7. Ketentuan Pasal 24 diubah, sehingga Pasal 24 berbunyi sebagai berikut : Pasal 24 Lain-lain pendapatan Daerah yang sah merupakan seluruh pendapatan Daerah selain PAD dan dana perimbangan, yang meliputi hibah, dana darurat dari pemerintah, dana bagi hasil pajak dari provinsi, dana penyesuaian dan dana otonomi khusus dan bantuan keuangan dari provinsi atau dari pemerintah daerah lain.
8. Ketentuan Pasal 27 diubah, sehingga Pasal 27 berbunyi sebagai berikut: Pasal 27 (1) Klasifikasi belanja menurut urusan pemerintahan sebagaimana dimaksud dalam Pasal 26 ayat (1) terdiri dari belanja urusan wajib dan belanja urusan pilihan sesuai ketentuan peraturan perundang-undangan. (2) Klasifikasi belanja menurut urusan wajib sebagaimana dimaksud pada ayat (1) mencakup: a. pendidikan; b. kesehatan; c. pekerjaan umum; d. perumahan rakyat; e. penataan ruang; f. perencanaan pembangunan; g. perhubungan; h. lingkungan hidup; i. pertanahan; j. kependudukan dan catatan sipil; k. pemberdayaan perempuan dan Perlindungan anak; l. keluarga berencana dan keluarga sejahtera; m. sosial; n. ketengakerjaan; o. koperasi dan usaha kecil dan menengah; p. penanaman modal; q. kebudayaan; r. kepemudaan dan olah raga; s. kesatuan bangsa dan politik dalam negeri; t. otonomi daerah, pemerintahan umum, administrasi keuangan daerah, kepegawaian dan persandian; u. ketahanan pangan; v. pemberdayaan masyarakat dan desa; w. statistik; x. kearsipan; y. komunikasi dan informatika.; dan z. perpustakaan
(3) Klasifikasi belanja menurut urusan pilihan sebagaimana dimaksud pada ayat (1) mencakup: a. pertanian; b. kehutanan; c. energi dan sumber daya mineral; d. pariwisata; e. kelautan dan perikanan; f. perdagangan; g. industri; dan h. ketransmigrasian. (4) Belanja menurut urusan pemerintahan yang penanganannya dalam bagian atau bidang tertentu yang dapat dilaksanakan bersama antara pemerintah dan Pemerintah Daerah dan/atau Pemerintah Daerah dengan dengan pemerintah daerah lainnya yang ditetapkan dengan ketentuan perundang-undangan dijabarkan dalam bentuk program dan kegiatan yang diklasifikasikan menurut urusan wajib dan urusan pilihan. (5) Klasifikasi belanja menurut fungsi yang digunakan untuk tujuan keselarasan dan keterpaduan pengelolaan keuangan Daerah terdiri dari: a. pelayanan umum; b. ketertiban dan ketentraman; c. ekonomi; d. lingkungan hidup; e. perumahan dan fasilitas umum; f. kesehatan; g. pariwisata dan budaya; h. pendidikan; dan i. perlindungan sosial. (6) Klasifikasi belanja menurut organisasi disesuaikan dengan susunan organisasi Pemerintah Daerah. (7) Klasifikasi belanja menurut program dan kegiatan disesuaikan dengan urusan pemerintahan yang menjadi kewenangan Daerah.
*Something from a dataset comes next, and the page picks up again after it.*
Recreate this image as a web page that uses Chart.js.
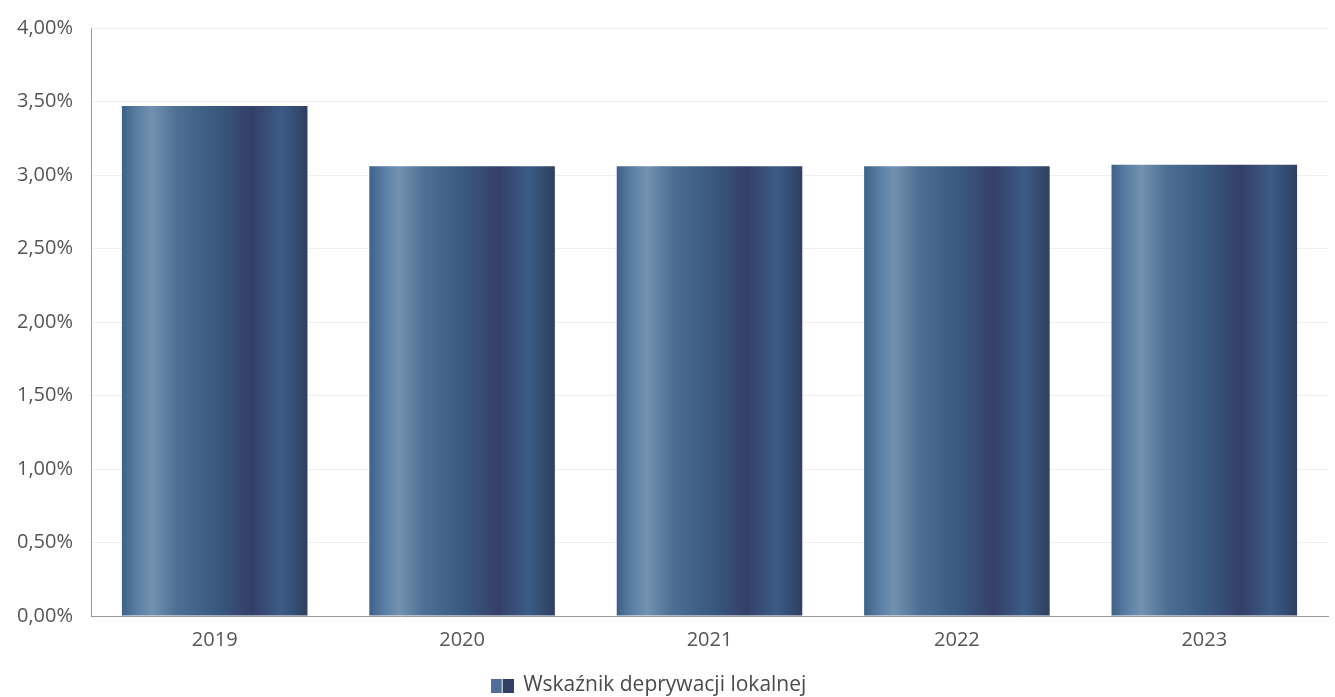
<!DOCTYPE html>
<html>
<head>
<meta charset="utf-8">
<script src="https://cdn.jsdelivr.net/npm/chart.js@4/dist/chart.umd.min.js"></script>
<style>
  html, body { margin: 0; padding: 0; background: #fff; }
  #wrap { width: 1335px; height: 697px; }
</style>
</head>
<body>
<div id="wrap"><canvas id="chart"></canvas></div>
<script>
'use strict';
// values, in percent
let years = ['2019', '2020', '2021', '2022', '2023'];
let values = [3.47, 3.06, 3.06, 3.06, 3.07];
let seriesName = 'Wskaźnik deprywacji lokalnej';
let yMax = 4;
let yStep = 0.5;

// stops of the shiny cylinder look, left to right
let stops = [
  [0, '#3e6089'], [0.08, '#5a7ea3'], [0.16, '#7391b0'], [0.3, '#4d6f93'],
  [0.5, '#3a5a80'], [0.7, '#343f68'], [0.86, '#3b5b86'], [1, '#2f3f60']
];

function barGradient(context) {
  let chart = context.chart;
  let xScale = chart.scales.x;
  if (!chart.chartArea || !xScale) {
    return '#3a5a80';
  }
  let cx = xScale.getPixelForValue(context.dataIndex);
  let w = (xScale.width / years.length) * 0.75;
  let g = chart.ctx.createLinearGradient(cx - w / 2, 0, cx + w / 2, 0);
  stops.forEach(s => g.addColorStop(s[0], s[1]));
  return g;
}

// little two-stripe legend marker
let marker = document.createElement('canvas');
marker.width = 23;
marker.height = 14;
let mctx = marker.getContext('2d');
mctx.fillStyle = '#4f6f98';
mctx.fillRect(0, 0, 11, 14);
mctx.fillStyle = '#2f3f66';
mctx.fillRect(12, 0, 11, 14);

// the legend sits a bit left of centre and lower in the original
let legendNudge = {
  id: 'legendNudge',
  afterLayout(chart) {
    chart.legend.left -= 15;
    chart.legend.right -= 15;
    chart.legend.top += 9;
    chart.legend.bottom += 9;
  }
};

Chart.defaults.font.family = '"Open Sans", "Noto Sans", sans-serif';
Chart.defaults.color = '#555';

new Chart(document.getElementById('chart'), {
  type: 'bar',
  data: {
    labels: years,
    datasets: [{
      label: seriesName,
      data: values,
      backgroundColor: barGradient,
      borderWidth: 0,
      barPercentage: 0.75,
      categoryPercentage: 1
    }]
  },
  plugins: [legendNudge],
  options: {
    responsive: true,
    maintainAspectRatio: false,
    animation: false,
    layout: { padding: { top: 4, right: 7, left: 0, bottom: 0 } },
    plugins: {
      tooltip: { enabled: false },
      legend: {
        position: 'bottom',
        labels: {
          usePointStyle: true,
          pointStyle: marker,
          font: { size: 21 },
          color: '#4a4a4a',
          padding: 10
        }
      }
    },
    scales: {
      x: {
        grid: { display: false },
        border: { color: '#9a9a9a', width: 1 },
        ticks: { font: { size: 20 }, padding: 4, color: '#555' }
      },
      y: {
        min: 0,
        max: yMax,
        afterFit: scale => { scale.width = 91; },
        grid: { color: '#efefef', drawTicks: false },
        border: { color: '#9a9a9a', width: 1 },
        ticks: {
          stepSize: yStep,
          padding: 18,
          font: { size: 20, lineHeight: 1 },
          color: '#555',
          callback: v => v.toFixed(2).replace('.', ',') + '%'
        }
      }
    }
  }
});
</script>
</body>
</html>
9. Di antara Pasal 27 dan Pasal 28 disisipkan 10 (sepuluh) pasal, yakni Pasal 27A, Pasal 27B, Pasal 27C, Pasal 27D, Pasal 27E, Pasal 27F, Pasal 27G, Pasal 27H, Pasal 27I dan Pasal 27J yang berbunyi sebagai berikut:
Pasal 27A (1) Belanja menurut kelompok belanja terdiri dari: a. belanja tidak langsung; dan b. belanja langsung. (2) Kelompok belanja tidak langsung sebagaimana dimaksud pada ayat (1) huruf a merupakan belanja yang dianggarkan tidak terkait secara langsung dengan pelaksanaan program dan kegiatan.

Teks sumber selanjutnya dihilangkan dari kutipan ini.